Produce a word-for-word copy of the listing below without its pictures.
— START Supplied records —
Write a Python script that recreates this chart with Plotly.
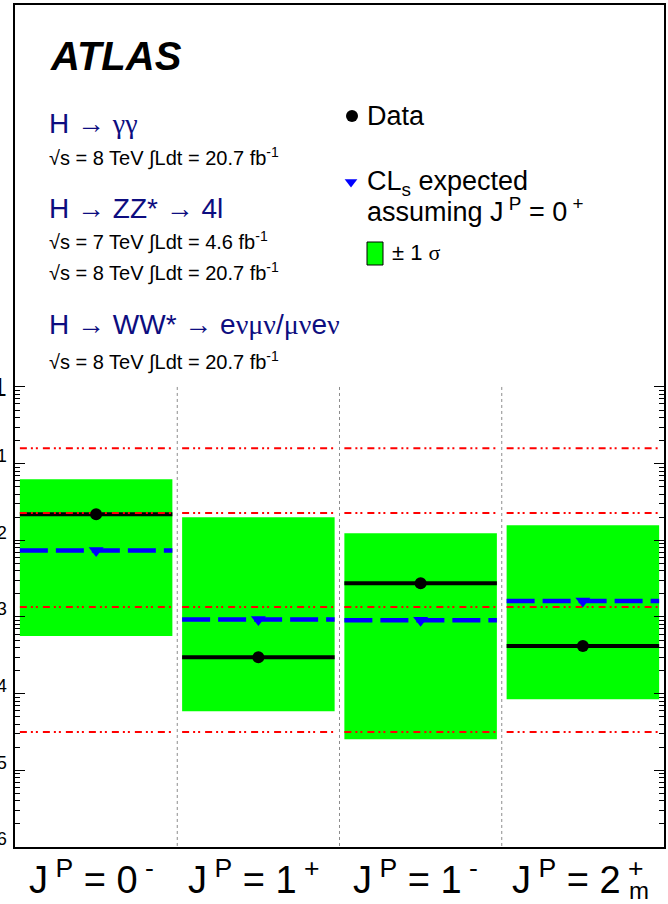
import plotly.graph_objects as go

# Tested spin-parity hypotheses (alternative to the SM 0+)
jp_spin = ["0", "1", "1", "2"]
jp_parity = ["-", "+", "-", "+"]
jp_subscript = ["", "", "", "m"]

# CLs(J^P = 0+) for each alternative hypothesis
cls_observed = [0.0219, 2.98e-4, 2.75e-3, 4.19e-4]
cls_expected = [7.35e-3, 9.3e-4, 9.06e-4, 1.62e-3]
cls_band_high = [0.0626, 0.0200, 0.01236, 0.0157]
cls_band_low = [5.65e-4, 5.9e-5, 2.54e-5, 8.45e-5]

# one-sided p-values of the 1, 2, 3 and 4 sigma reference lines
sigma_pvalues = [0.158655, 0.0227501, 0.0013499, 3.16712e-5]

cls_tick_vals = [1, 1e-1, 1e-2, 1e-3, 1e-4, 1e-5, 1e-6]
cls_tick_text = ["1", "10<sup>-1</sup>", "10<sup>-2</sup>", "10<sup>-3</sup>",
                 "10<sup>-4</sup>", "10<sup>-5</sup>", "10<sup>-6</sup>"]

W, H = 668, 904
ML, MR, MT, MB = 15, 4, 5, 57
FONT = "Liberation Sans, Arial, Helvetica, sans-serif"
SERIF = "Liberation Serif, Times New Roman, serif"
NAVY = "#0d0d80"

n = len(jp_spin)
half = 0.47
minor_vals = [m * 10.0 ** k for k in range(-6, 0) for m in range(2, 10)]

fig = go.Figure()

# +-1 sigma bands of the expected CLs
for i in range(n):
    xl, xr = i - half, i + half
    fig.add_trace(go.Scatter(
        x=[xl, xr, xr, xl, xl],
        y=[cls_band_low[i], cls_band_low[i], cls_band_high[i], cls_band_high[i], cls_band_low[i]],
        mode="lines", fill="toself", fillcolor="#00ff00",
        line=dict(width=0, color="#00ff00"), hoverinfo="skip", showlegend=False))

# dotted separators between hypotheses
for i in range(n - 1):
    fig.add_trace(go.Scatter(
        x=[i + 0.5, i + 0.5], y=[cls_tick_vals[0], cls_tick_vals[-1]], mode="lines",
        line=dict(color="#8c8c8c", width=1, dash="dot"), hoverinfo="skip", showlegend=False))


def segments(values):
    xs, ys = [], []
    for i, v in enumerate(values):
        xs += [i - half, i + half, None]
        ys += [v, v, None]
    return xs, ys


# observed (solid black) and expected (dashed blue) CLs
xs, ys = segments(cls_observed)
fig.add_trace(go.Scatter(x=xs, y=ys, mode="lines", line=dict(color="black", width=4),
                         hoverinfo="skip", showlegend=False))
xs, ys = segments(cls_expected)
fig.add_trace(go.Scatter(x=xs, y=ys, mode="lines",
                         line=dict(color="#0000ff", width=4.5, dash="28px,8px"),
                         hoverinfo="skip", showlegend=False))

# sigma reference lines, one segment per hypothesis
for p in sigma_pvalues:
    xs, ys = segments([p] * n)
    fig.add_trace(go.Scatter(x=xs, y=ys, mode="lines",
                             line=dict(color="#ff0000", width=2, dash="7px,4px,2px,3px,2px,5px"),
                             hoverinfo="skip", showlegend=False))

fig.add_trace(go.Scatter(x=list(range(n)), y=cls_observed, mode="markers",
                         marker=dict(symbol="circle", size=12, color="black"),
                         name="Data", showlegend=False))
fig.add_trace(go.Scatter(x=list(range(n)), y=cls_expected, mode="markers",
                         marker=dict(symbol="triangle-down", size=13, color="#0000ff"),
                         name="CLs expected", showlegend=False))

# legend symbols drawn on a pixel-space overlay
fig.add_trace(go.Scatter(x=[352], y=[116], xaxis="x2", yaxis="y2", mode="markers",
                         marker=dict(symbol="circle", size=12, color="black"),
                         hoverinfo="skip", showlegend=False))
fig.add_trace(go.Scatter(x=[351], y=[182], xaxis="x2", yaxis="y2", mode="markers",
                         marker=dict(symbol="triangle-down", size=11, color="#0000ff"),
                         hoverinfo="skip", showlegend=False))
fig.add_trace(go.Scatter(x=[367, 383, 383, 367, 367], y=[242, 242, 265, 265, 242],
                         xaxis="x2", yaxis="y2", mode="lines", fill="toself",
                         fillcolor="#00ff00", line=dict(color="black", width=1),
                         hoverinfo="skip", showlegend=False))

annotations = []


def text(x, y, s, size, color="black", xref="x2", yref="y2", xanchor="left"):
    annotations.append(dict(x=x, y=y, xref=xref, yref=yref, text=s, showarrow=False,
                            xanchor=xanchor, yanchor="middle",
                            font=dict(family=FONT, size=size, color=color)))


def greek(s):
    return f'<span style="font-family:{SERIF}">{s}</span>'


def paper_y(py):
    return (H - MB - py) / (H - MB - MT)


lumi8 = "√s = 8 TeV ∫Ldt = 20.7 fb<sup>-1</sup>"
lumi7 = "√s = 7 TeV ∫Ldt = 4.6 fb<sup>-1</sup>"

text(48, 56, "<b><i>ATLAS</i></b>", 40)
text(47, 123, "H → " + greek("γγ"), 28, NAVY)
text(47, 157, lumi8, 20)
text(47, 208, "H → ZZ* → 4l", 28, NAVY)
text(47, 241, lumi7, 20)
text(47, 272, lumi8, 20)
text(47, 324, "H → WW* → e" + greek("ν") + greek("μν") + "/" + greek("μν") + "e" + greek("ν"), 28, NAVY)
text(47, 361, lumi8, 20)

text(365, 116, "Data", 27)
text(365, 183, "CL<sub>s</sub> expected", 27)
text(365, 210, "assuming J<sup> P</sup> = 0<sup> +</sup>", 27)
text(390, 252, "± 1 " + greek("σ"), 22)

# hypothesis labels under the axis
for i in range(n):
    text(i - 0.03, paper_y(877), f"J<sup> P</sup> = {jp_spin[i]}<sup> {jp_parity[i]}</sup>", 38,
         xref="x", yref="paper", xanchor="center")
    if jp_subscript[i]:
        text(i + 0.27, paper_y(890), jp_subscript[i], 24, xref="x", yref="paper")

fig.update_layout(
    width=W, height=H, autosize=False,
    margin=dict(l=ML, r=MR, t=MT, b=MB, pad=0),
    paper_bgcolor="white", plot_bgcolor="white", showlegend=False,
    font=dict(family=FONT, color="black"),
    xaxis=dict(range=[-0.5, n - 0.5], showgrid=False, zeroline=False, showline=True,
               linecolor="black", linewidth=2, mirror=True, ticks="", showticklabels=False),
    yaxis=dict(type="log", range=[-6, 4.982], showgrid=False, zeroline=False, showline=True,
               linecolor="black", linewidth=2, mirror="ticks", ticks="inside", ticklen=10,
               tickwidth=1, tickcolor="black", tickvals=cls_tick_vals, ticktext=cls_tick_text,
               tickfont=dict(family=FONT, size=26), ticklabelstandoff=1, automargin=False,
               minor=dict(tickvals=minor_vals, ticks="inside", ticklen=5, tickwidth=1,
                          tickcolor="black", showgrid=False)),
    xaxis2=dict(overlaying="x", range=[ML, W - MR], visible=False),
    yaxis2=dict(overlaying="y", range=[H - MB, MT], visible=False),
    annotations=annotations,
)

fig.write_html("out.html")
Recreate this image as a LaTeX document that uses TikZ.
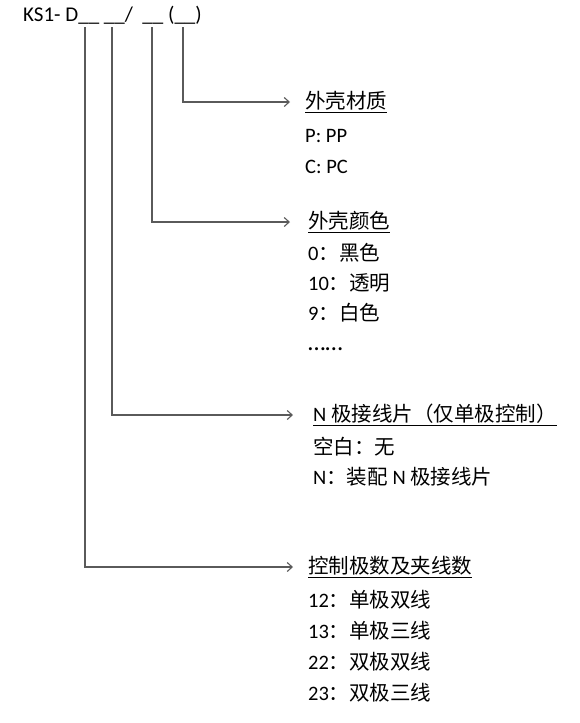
— END Supplied records —
▶ [Expected answer]
Write a Python script that recreates this chart with Plotly.
import plotly.graph_objects as go

# Tested spin-parity hypotheses (alternative to the SM 0+)
jp_spin = ["0", "1", "1", "2"]
jp_parity = ["-", "+", "-", "+"]
jp_subscript = ["", "", "", "m"]

# CLs(J^P = 0+) for each alternative hypothesis
cls_observed = [0.0219, 2.98e-4, 2.75e-3, 4.19e-4]
cls_expected = [7.35e-3, 9.3e-4, 9.06e-4, 1.62e-3]
cls_band_high = [0.0626, 0.0200, 0.01236, 0.0157]
cls_band_low = [5.65e-4, 5.9e-5, 2.54e-5, 8.45e-5]

# one-sided p-values of the 1, 2, 3 and 4 sigma reference lines
sigma_pvalues = [0.158655, 0.0227501, 0.0013499, 3.16712e-5]

cls_tick_vals = [1, 1e-1, 1e-2, 1e-3, 1e-4, 1e-5, 1e-6]
cls_tick_text = ["1", "10<sup>-1</sup>", "10<sup>-2</sup>", "10<sup>-3</sup>",
                 "10<sup>-4</sup>", "10<sup>-5</sup>", "10<sup>-6</sup>"]

W, H = 668, 904
ML, MR, MT, MB = 15, 4, 5, 57
FONT = "Liberation Sans, Arial, Helvetica, sans-serif"
SERIF = "Liberation Serif, Times New Roman, serif"
NAVY = "#0d0d80"

n = len(jp_spin)
half = 0.47
minor_vals = [m * 10.0 ** k for k in range(-6, 0) for m in range(2, 10)]

fig = go.Figure()

# +-1 sigma bands of the expected CLs
for i in range(n):
    xl, xr = i - half, i + half
    fig.add_trace(go.Scatter(
        x=[xl, xr, xr, xl, xl],
        y=[cls_band_low[i], cls_band_low[i], cls_band_high[i], cls_band_high[i], cls_band_low[i]],
        mode="lines", fill="toself", fillcolor="#00ff00",
        line=dict(width=0, color="#00ff00"), hoverinfo="skip", showlegend=False))

# dotted separators between hypotheses
for i in range(n - 1):
    fig.add_trace(go.Scatter(
        x=[i + 0.5, i + 0.5], y=[cls_tick_vals[0], cls_tick_vals[-1]], mode="lines",
        line=dict(color="#8c8c8c", width=1, dash="dot"), hoverinfo="skip", showlegend=False))


def segments(values):
    xs, ys = [], []
    for i, v in enumerate(values):
        xs += [i - half, i + half, None]
        ys += [v, v, None]
    return xs, ys


# observed (solid black) and expected (dashed blue) CLs
xs, ys = segments(cls_observed)
fig.add_trace(go.Scatter(x=xs, y=ys, mode="lines", line=dict(color="black", width=4),
                         hoverinfo="skip", showlegend=False))
xs, ys = segments(cls_expected)
fig.add_trace(go.Scatter(x=xs, y=ys, mode="lines",
                         line=dict(color="#0000ff", width=4.5, dash="28px,8px"),
                         hoverinfo="skip", showlegend=False))

# sigma reference lines, one segment per hypothesis
for p in sigma_pvalues:
    xs, ys = segments([p] * n)
    fig.add_trace(go.Scatter(x=xs, y=ys, mode="lines",
                             line=dict(color="#ff0000", width=2, dash="7px,4px,2px,3px,2px,5px"),
                             hoverinfo="skip", showlegend=False))

fig.add_trace(go.Scatter(x=list(range(n)), y=cls_observed, mode="markers",
                         marker=dict(symbol="circle", size=12, color="black"),
                         name="Data", showlegend=False))
fig.add_trace(go.Scatter(x=list(range(n)), y=cls_expected, mode="markers",
                         marker=dict(symbol="triangle-down", size=13, color="#0000ff"),
                         name="CLs expected", showlegend=False))

# legend symbols drawn on a pixel-space overlay
fig.add_trace(go.Scatter(x=[352], y=[116], xaxis="x2", yaxis="y2", mode="markers",
                         marker=dict(symbol="circle", size=12, color="black"),
                         hoverinfo="skip", showlegend=False))
fig.add_trace(go.Scatter(x=[351], y=[182], xaxis="x2", yaxis="y2", mode="markers",
                         marker=dict(symbol="triangle-down", size=11, color="#0000ff"),
                         hoverinfo="skip", showlegend=False))
fig.add_trace(go.Scatter(x=[367, 383, 383, 367, 367], y=[242, 242, 265, 265, 242],
                         xaxis="x2", yaxis="y2", mode="lines", fill="toself",
                         fillcolor="#00ff00", line=dict(color="black", width=1),
                         hoverinfo="skip", showlegend=False))

annotations = []


def text(x, y, s, size, color="black", xref="x2", yref="y2", xanchor="left"):
    annotations.append(dict(x=x, y=y, xref=xref, yref=yref, text=s, showarrow=False,
                            xanchor=xanchor, yanchor="middle",
                            font=dict(family=FONT, size=size, color=color)))


def greek(s):
    return f'<span style="font-family:{SERIF}">{s}</span>'


def paper_y(py):
    return (H - MB - py) / (H - MB - MT)


lumi8 = "√s = 8 TeV ∫Ldt = 20.7 fb<sup>-1</sup>"
lumi7 = "√s = 7 TeV ∫Ldt = 4.6 fb<sup>-1</sup>"

text(48, 56, "<b><i>ATLAS</i></b>", 40)
text(47, 123, "H → " + greek("γγ"), 28, NAVY)
text(47, 157, lumi8, 20)
text(47, 208, "H → ZZ* → 4l", 28, NAVY)
text(47, 241, lumi7, 20)
text(47, 272, lumi8, 20)
text(47, 324, "H → WW* → e" + greek("ν") + greek("μν") + "/" + greek("μν") + "e" + greek("ν"), 28, NAVY)
text(47, 361, lumi8, 20)

text(365, 116, "Data", 27)
text(365, 183, "CL<sub>s</sub> expected", 27)
text(365, 210, "assuming J<sup> P</sup> = 0<sup> +</sup>", 27)
text(390, 252, "± 1 " + greek("σ"), 22)

# hypothesis labels under the axis
for i in range(n):
    text(i - 0.03, paper_y(877), f"J<sup> P</sup> = {jp_spin[i]}<sup> {jp_parity[i]}</sup>", 38,
         xref="x", yref="paper", xanchor="center")
    if jp_subscript[i]:
        text(i + 0.27, paper_y(890), jp_subscript[i], 24, xref="x", yref="paper")

fig.update_layout(
    width=W, height=H, autosize=False,
    margin=dict(l=ML, r=MR, t=MT, b=MB, pad=0),
    paper_bgcolor="white", plot_bgcolor="white", showlegend=False,
    font=dict(family=FONT, color="black"),
    xaxis=dict(range=[-0.5, n - 0.5], showgrid=False, zeroline=False, showline=True,
               linecolor="black", linewidth=2, mirror=True, ticks="", showticklabels=False),
    yaxis=dict(type="log", range=[-6, 4.982], showgrid=False, zeroline=False, showline=True,
               linecolor="black", linewidth=2, mirror="ticks", ticks="inside", ticklen=10,
               tickwidth=1, tickcolor="black", tickvals=cls_tick_vals, ticktext=cls_tick_text,
               tickfont=dict(family=FONT, size=26), ticklabelstandoff=1, automargin=False,
               minor=dict(tickvals=minor_vals, ticks="inside", ticklen=5, tickwidth=1,
                          tickcolor="black", showgrid=False)),
    xaxis2=dict(overlaying="x", range=[ML, W - MR], visible=False),
    yaxis2=dict(overlaying="y", range=[H - MB, MT], visible=False),
    annotations=annotations,
)

fig.write_html("out.html")
Recreate this image as a LaTeX document that uses TikZ.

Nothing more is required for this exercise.